***** DATA *****

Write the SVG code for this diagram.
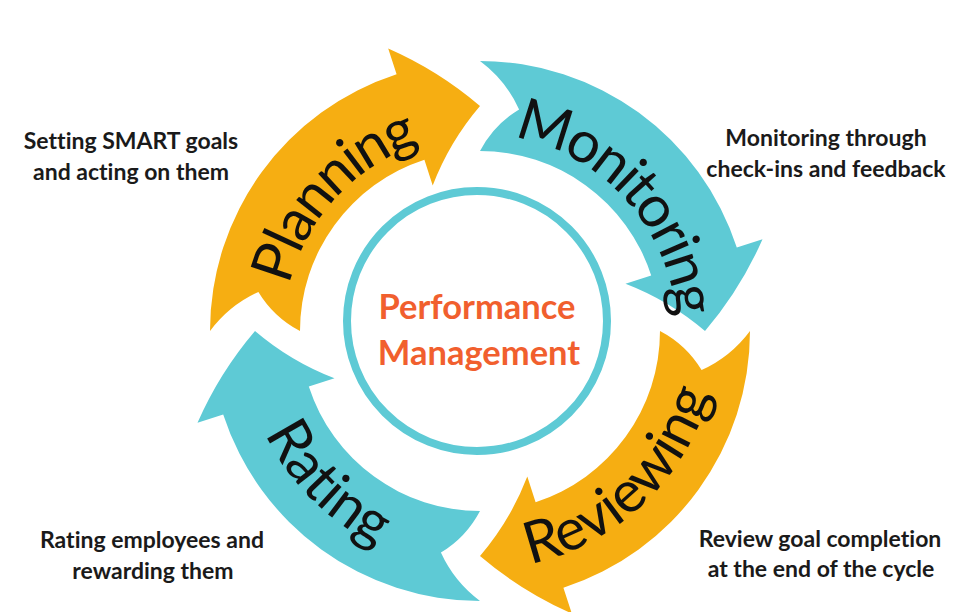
<svg xmlns="http://www.w3.org/2000/svg" width="960" height="612" viewBox="0 0 960 612">
  <style>
    .orange { fill: #F6AE12; }
    .teal { fill: #5ECAD5; }
    text { font-variant-ligatures: none; }
    .label { font-family: Lato, "Liberation Sans", sans-serif; font-size: 58px; fill: #111; }
    .tight { letter-spacing: -2.5px; }
    .desc { font-family: Lato, "Liberation Sans", sans-serif; font-size: 23px; font-weight: bold; fill: #1a1a1a; text-anchor: middle; }
    .center { font-family: Lato, "Liberation Sans", sans-serif; font-size: 34.5px; font-weight: bold; fill: #F15F2E; text-anchor: middle; }
  </style>
  <defs>
    <path id="arrowShape" d="M 0,-270 A 270 270 0 0 1 256.8,-83.4 L 282.5,-91.8 Q 260.5,-41.6 225,0 Q 189.3,-30.5 145.5,-47.3 L 171.2,-55.6 A 180 180 0 0 0 0,-180 Q 13.8,-206.3 39.1,-221.6 Q 25.8,-250.8 0,-270 Z"/>
    <path id="pPlanning" d="M 340,471 A 198 198 0 0 1 620,191"/>
    <path id="pMonitoring" d="M 340,191 A 198 198 0 0 1 620,471"/>
    <path id="pReviewing" d="M 310.3,500.7 A 240 240 0 0 0 649.7,161.3"/>
    <path id="pRating" d="M 310.3,161.3 A 240 240 0 0 0 649.7,500.7"/>
  </defs>
  <rect width="960" height="612" fill="#ffffff"/>

  <g id="connectors">
    <g id="arrow-planning">
      <use href="#arrowShape" class="orange" transform="translate(480 331) rotate(270)"/>
      <text class="label tight" transform="rotate(-2.5 480 331)"><textPath href="#pPlanning" startOffset="50%" text-anchor="middle">Planning</textPath></text>
    </g>
    <g id="arrow-monitoring">
      <use href="#arrowShape" class="teal" transform="translate(480 331)"/>
      <text class="label tight" transform="rotate(2.5 480 331)"><textPath href="#pMonitoring" startOffset="50%" text-anchor="middle">Monitoring</textPath></text>
    </g>
    <g id="arrow-reviewing">
      <use href="#arrowShape" class="orange" transform="translate(480 331) rotate(90)"/>
      <text class="label" transform="rotate(1.5 480 331)"><textPath href="#pReviewing" startOffset="50%" text-anchor="middle">Reviewing</textPath></text>
    </g>
    <g id="arrow-rating">
      <use href="#arrowShape" class="teal" transform="translate(480 331) rotate(180)"/>
      <text class="label"><textPath href="#pRating" startOffset="50%" text-anchor="middle">Rating</textPath></text>
    </g>
  </g>

  <g id="node-center">
    <circle cx="477" cy="321" r="130" fill="#ffffff" stroke="#5ECAD5" stroke-width="8"/>
    <text class="center" x="477" y="319">Performance</text>
    <text class="center" x="479" y="365">Management</text>
  </g>

  <g id="node-planning-desc">
    <text class="desc" x="131" y="149">Setting SMART goals</text>
    <text class="desc" x="131" y="180">and acting on them</text>
  </g>
  <g id="node-monitoring-desc">
    <text class="desc" x="826" y="146">Monitoring through</text>
    <text class="desc" x="826" y="177">check-ins and feedback</text>
  </g>
  <g id="node-rating-desc">
    <text class="desc" x="152" y="548">Rating employees and</text>
    <text class="desc" x="153" y="579">rewarding them</text>
  </g>
  <g id="node-reviewing-desc">
    <text class="desc" x="820" y="547">Review goal completion</text>
    <text class="desc" x="821" y="577">at the end of the cycle</text>
  </g>
</svg>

*****

Every line is to be duplicated exactly, though pictures stay out.

Write the SVG code for this diagram.
<svg xmlns="http://www.w3.org/2000/svg" width="960" height="612" viewBox="0 0 960 612">
  <style>
    .orange { fill: #F6AE12; }
    .teal { fill: #5ECAD5; }
    text { font-variant-ligatures: none; }
    .label { font-family: Lato, "Liberation Sans", sans-serif; font-size: 58px; fill: #111; }
    .tight { letter-spacing: -2.5px; }
    .desc { font-family: Lato, "Liberation Sans", sans-serif; font-size: 23px; font-weight: bold; fill: #1a1a1a; text-anchor: middle; }
    .center { font-family: Lato, "Liberation Sans", sans-serif; font-size: 34.5px; font-weight: bold; fill: #F15F2E; text-anchor: middle; }
  </style>
  <defs>
    <path id="arrowShape" d="M 0,-270 A 270 270 0 0 1 256.8,-83.4 L 282.5,-91.8 Q 260.5,-41.6 225,0 Q 189.3,-30.5 145.5,-47.3 L 171.2,-55.6 A 180 180 0 0 0 0,-180 Q 13.8,-206.3 39.1,-221.6 Q 25.8,-250.8 0,-270 Z"/>
    <path id="pPlanning" d="M 340,471 A 198 198 0 0 1 620,191"/>
    <path id="pMonitoring" d="M 340,191 A 198 198 0 0 1 620,471"/>
    <path id="pReviewing" d="M 310.3,500.7 A 240 240 0 0 0 649.7,161.3"/>
    <path id="pRating" d="M 310.3,161.3 A 240 240 0 0 0 649.7,500.7"/>
  </defs>
  <rect width="960" height="612" fill="#ffffff"/>

  <g id="connectors">
    <g id="arrow-planning">
      <use href="#arrowShape" class="orange" transform="translate(480 331) rotate(270)"/>
      <text class="label tight" transform="rotate(-2.5 480 331)"><textPath href="#pPlanning" startOffset="50%" text-anchor="middle">Planning</textPath></text>
    </g>
    <g id="arrow-monitoring">
      <use href="#arrowShape" class="teal" transform="translate(480 331)"/>
      <text class="label tight" transform="rotate(2.5 480 331)"><textPath href="#pMonitoring" startOffset="50%" text-anchor="middle">Monitoring</textPath></text>
    </g>
    <g id="arrow-reviewing">
      <use href="#arrowShape" class="orange" transform="translate(480 331) rotate(90)"/>
      <text class="label" transform="rotate(1.5 480 331)"><textPath href="#pReviewing" startOffset="50%" text-anchor="middle">Reviewing</textPath></text>
    </g>
    <g id="arrow-rating">
      <use href="#arrowShape" class="teal" transform="translate(480 331) rotate(180)"/>
      <text class="label"><textPath href="#pRating" startOffset="50%" text-anchor="middle">Rating</textPath></text>
    </g>
  </g>

  <g id="node-center">
    <circle cx="477" cy="321" r="130" fill="#ffffff" stroke="#5ECAD5" stroke-width="8"/>
    <text class="center" x="477" y="319">Performance</text>
    <text class="center" x="479" y="365">Management</text>
  </g>

  <g id="node-planning-desc">
    <text class="desc" x="131" y="149">Setting SMART goals</text>
    <text class="desc" x="131" y="180">and acting on them</text>
  </g>
  <g id="node-monitoring-desc">
    <text class="desc" x="826" y="146">Monitoring through</text>
    <text class="desc" x="826" y="177">check-ins and feedback</text>
  </g>
  <g id="node-rating-desc">
    <text class="desc" x="152" y="548">Rating employees and</text>
    <text class="desc" x="153" y="579">rewarding them</text>
  </g>
  <g id="node-reviewing-desc">
    <text class="desc" x="820" y="547">Review goal completion</text>
    <text class="desc" x="821" y="577">at the end of the cycle</text>
  </g>
</svg>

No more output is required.